Pur coi riferimenti storici appena descritti, il mosaico di Otranto presenta ancora moltissimi aspetti che ancora non trovano spiegazioni condivise fra i suoi studiosi. Fra essi, basti ricordare la scelta di Pantaleone di utilizzare l'Albero della vita per ripartire gli spazi "narrativi" dell'opera musiva, scelta che non trova riscontro in alcun altro mosaico dell'epoca. Dal punto di vista meramente stilistico, però, questa scelta troverebbe, ancora una volta, riscontro nella scultura dei portali di molte chiese romaniche, dove non l'Albero della Vita, bensì il tralcio di vite o quello di acanto vengono spesso utilizzati per dare "ritmo" e ordine alle rappresentazioni religiose o allegoriche.
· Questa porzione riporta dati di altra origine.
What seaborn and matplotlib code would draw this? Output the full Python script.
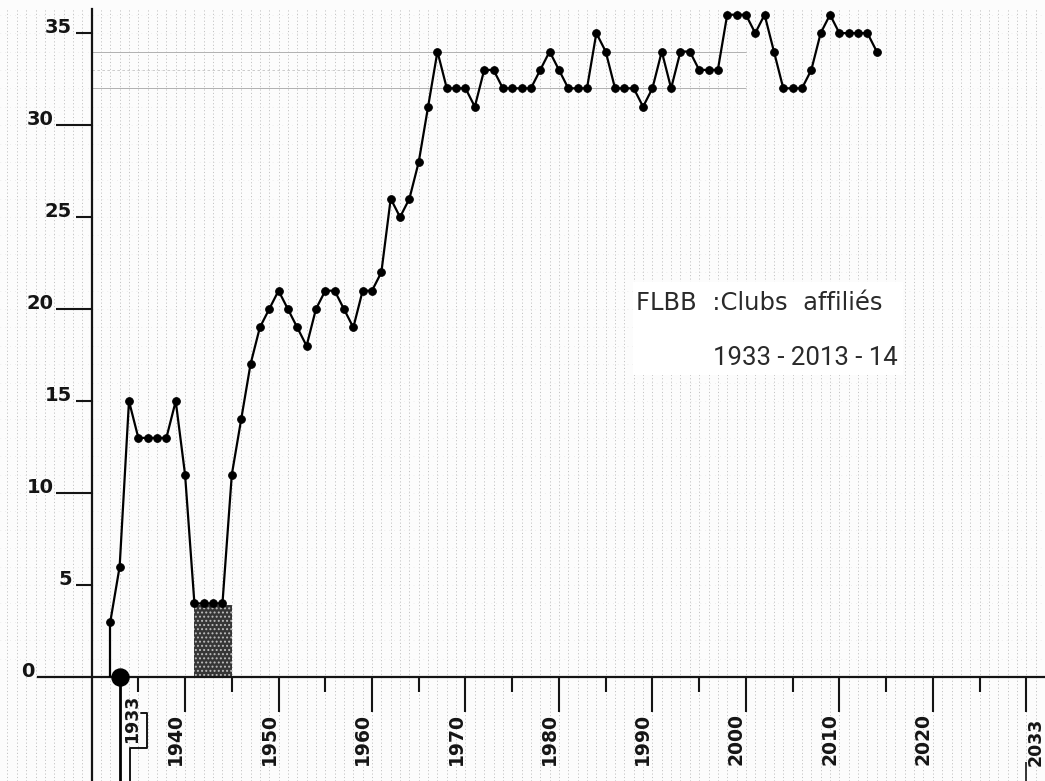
import numpy as np
import pandas as pd
import matplotlib.pyplot as plt
import seaborn as sns
from matplotlib.patches import Rectangle

# Nombre de clubs affiliés par saison
years = list(range(1932, 2015))
clubs = [3, 6, 15, 13, 13, 13, 13, 15, 11, 4, 4, 4, 4, 11, 14, 17, 19, 20, 21, 20,
         19, 18, 20, 21, 21, 20, 19, 21, 21, 22, 26, 25, 26, 28, 31, 34, 32, 32, 32, 31,
         33, 33, 32, 32, 32, 32, 33, 34, 33, 32, 32, 32, 35, 34, 32, 32, 32, 31, 32, 34,
         32, 34, 34, 33, 33, 33, 36, 36, 36, 35, 36, 34, 32, 32, 32, 33, 35, 36, 35, 35,
         35, 35, 34]

founding_year = 1933
war_years = [1941, 1945]
war_level = 3.9

y_major = [10, 20, 30]
y_minor = [5, 15, 25, 35]
x_major = [1940, 1950, 1960, 1970, 1980, 1990, 2000, 2010, 2020, 2030]
x_major_labels = ['1940', '1950', '1960', '1970', '1980', '1990', '2000', '2010', '2020', '']
x_minor = [1935, 1945, 1955, 1965, 1975, 1985, 1995, 2005, 2015, 2025]

title_line1 = 'FLBB  :Clubs  affiliés'
title_line2 = '1933 - 2013 - 14'

df = pd.DataFrame({'year': years, 'clubs': clubs})

sns.set_theme(style='ticks')
plt.rcParams['font.family'] = ['DejaVu Sans']
plt.rcParams['hatch.linewidth'] = 0.9

ink = '#141414'
fig = plt.figure(figsize=(10.45, 7.81), dpi=100)
ax = fig.add_axes([0, 0, 1, 1])
paper = '#fcfcfc'
fig.patch.set_facecolor(paper)
ax.set_facecolor(paper)
x0, x1 = 1920.2, 2032.0
y0, y1 = -5.65, 36.8
ax.set_xlim(x0, x1)
ax.set_ylim(y0, y1)

# papier millimétré
ax.vlines(np.arange(1921, 2032), y0, 36.3, colors='#b4b4b4', lw=0.55,
          linestyles=(0, (1.5, 3)), zorder=0)
ax.hlines(np.arange(1, 37), x0, x1, colors='#e0e0e0', lw=0.5,
          linestyles=(0, (1, 6)), zorder=0)
ax.hlines([34, 32], 1930, 2000, colors='#b0b0b0', lw=0.7, zorder=1)
ax.hlines([33], 1930, 1975, colors='#c4c4c4', lw=0.6, linestyles=(0, (3, 3)), zorder=1)

# axes
for s in ['top', 'right']:
    ax.spines[s].set_visible(False)
ax.spines['left'].set_position(('data', 1930))
ax.spines['bottom'].set_position(('data', 0))
ax.spines['left'].set_bounds(y0, 36.3)
ax.spines['bottom'].set_bounds(1924.3, x1)
for s in ['left', 'bottom']:
    ax.spines[s].set_color(ink)
    ax.spines[s].set_linewidth(1.6)

ax.set_yticks(y_major)
ax.set_yticklabels([str(v) for v in y_major])
ax.set_yticks(y_minor, minor=True)
ax.set_yticklabels([str(v) for v in y_minor], minor=True)
ax.set_xticks(x_major)
ax.set_xticklabels(x_major_labels)
ax.set_xticks(x_minor, minor=True)
ax.set_xticklabels([], minor=True)

ax.tick_params(axis='y', which='major', left=True, direction='out', length=26,
               width=1.5, pad=1.5, labelsize=14, color=ink, labelcolor=ink)
ax.tick_params(axis='y', which='minor', left=True, direction='out', length=11.5,
               width=1.5, pad=2.5, labelsize=14, color=ink, labelcolor=ink)
ax.tick_params(axis='x', which='major', bottom=True, direction='out', length=25,
               width=1.5, pad=1, labelsize=13.5, labelrotation=90,
               color=ink, labelcolor=ink)
ax.tick_params(axis='x', which='minor', bottom=True, direction='out', length=11,
               width=1.5, color=ink)
for lab in ax.get_yticklabels(which='both'):
    lab.set_fontweight('bold')
    lab.set_va('baseline')
for lab in ax.get_xticklabels():
    lab.set_fontweight('bold')
    lab.set_ha('right')
ax.text(1923.9, 0, '0', ha='right', va='baseline', fontsize=14,
        fontweight='bold', color=ink)
ax.set_xlabel('')
ax.set_ylabel('')

# période de guerre
ax.fill_between(war_years, 0, war_level, facecolor='#363636', edgecolor='#bdbdbd',
                hatch='....', lw=0, zorder=2)

# courbe
ax.vlines(years[0], 0, clubs[0], color='black', lw=1.6, zorder=4)
sns.lineplot(data=df, x='year', y='clubs', ax=ax, color='black', lw=1.6,
             marker='o', markersize=5.5, markeredgecolor='black', zorder=4)
ax.set_xlabel('')
ax.set_ylabel('')
ax.vlines(founding_year, y0, 0, color='black', lw=2, zorder=4)
ax.scatter([founding_year], [0], s=150, color='black', zorder=5, clip_on=False)

# annotation 1933 avec crochet
ax.text(founding_year + 1.3, -0.95, str(founding_year), rotation=90, ha='center',
        va='top', fontsize=12.5, fontweight='bold', color=ink)
bracket_x = [1935.3, 1935.95, 1935.95, 1934.1, 1934.1]
bracket_y = [-1.96, -1.96, -3.86, -3.86, y0]
ax.plot(bracket_x, bracket_y, color=ink, lw=1.4)
ax.text(2030.95, -2.2, '2033', rotation=90, ha='center', va='top', fontsize=12.5,
        fontweight='bold', color=ink)
ax.vlines(2029.95, -4.6, y0, color=ink, lw=1.2)

# titre
ax.add_patch(Rectangle((1987.9, 16.41), 28.9, 5.06, facecolor='white',
                       edgecolor='none', zorder=3))
ax.text(1988.2, 19.95, title_line1, ha='left', va='baseline', fontsize=17.5,
        color='#2a2a2a', zorder=4, family=['DejaVu Sans'])
ax.text(2016.2, 16.96, title_line2, ha='right', va='baseline', fontsize=18.5,
        color='#2a2a2a', zorder=4, family=['Roboto'])

fig.savefig('out.png', dpi=100, facecolor=paper)
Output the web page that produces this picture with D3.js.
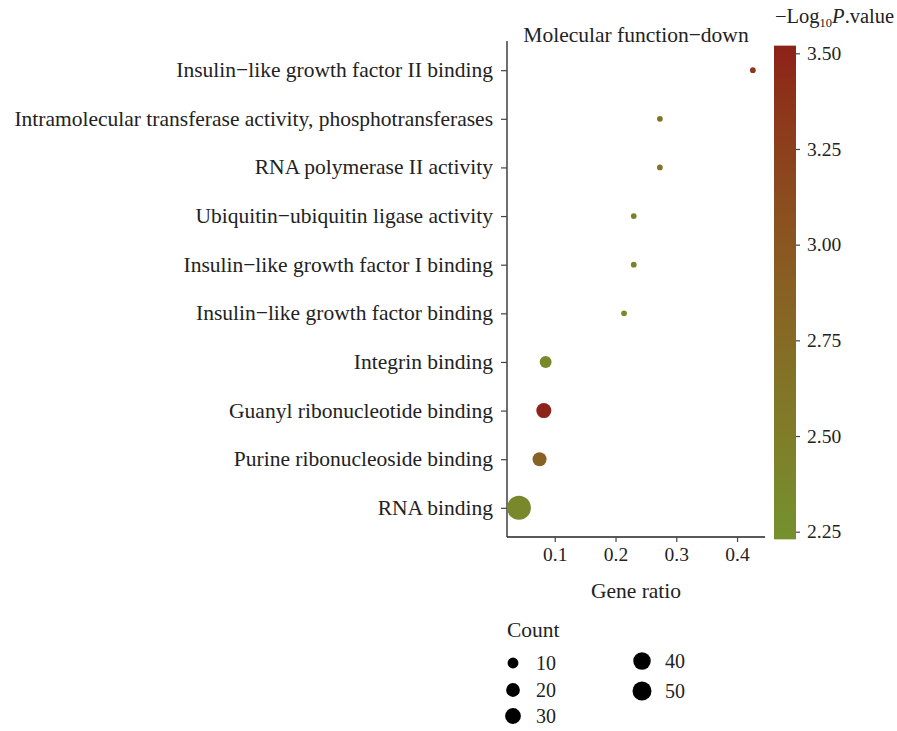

Dal punto di vista invece della simbologia, i rimandi sono ovviamente molteplici: dall'Albero della Vita posto nell'Eden, a quello rappresentato nella Cabala, come anche all'"Albero dell'estremo confine", Sidrat al-Muntahā o del settimo cielo, secondo la religione islamica.

Altro argomento di frequente dibattito è la totale assenza di raffigurazioni di scene, come anche di personaggi, del Nuovo Testamento. Tale assenza ha trovato forse spiegazione nel divieto[12] di far calpestare tali figure da parte dei fedeli, aspetto che effettivamente si riconosce in altri mosaici pavimentali dell'epoca. Un'altra spiegazione potrebbe essere il tentativo, da parte di Pantaleone, di rappresentare allegorie che fossero comprensibili e accettate da più comunità religiose, peraltro ben presenti nella città di Otranto di allora, quali quelle cristiane latine, quelle cristiane ortodosse nonché quelle di religione ebraica.

Ancora, rimane non comprensibile per quale ragione, la figura di Re Artù risulti collocata accanto al ciclo della cacciata di Adamo ed Eva dal Paradiso e vicino all'episodio di Caino ed Abele, in un punto che non sembra cronologicamente coerente con l'epoca in cui le vicende di Artù si svolgono. Sarebbe stato più logico ritrovare questa figura mitica vicino a quella dell'Alessandro Magno, nella parte inferiore dell'Albero della Vita.

È comunque chiaro che la completa lettura e interpretazione del Mosaico di Otranto non può dirsi terminata presso i suoi studiosi.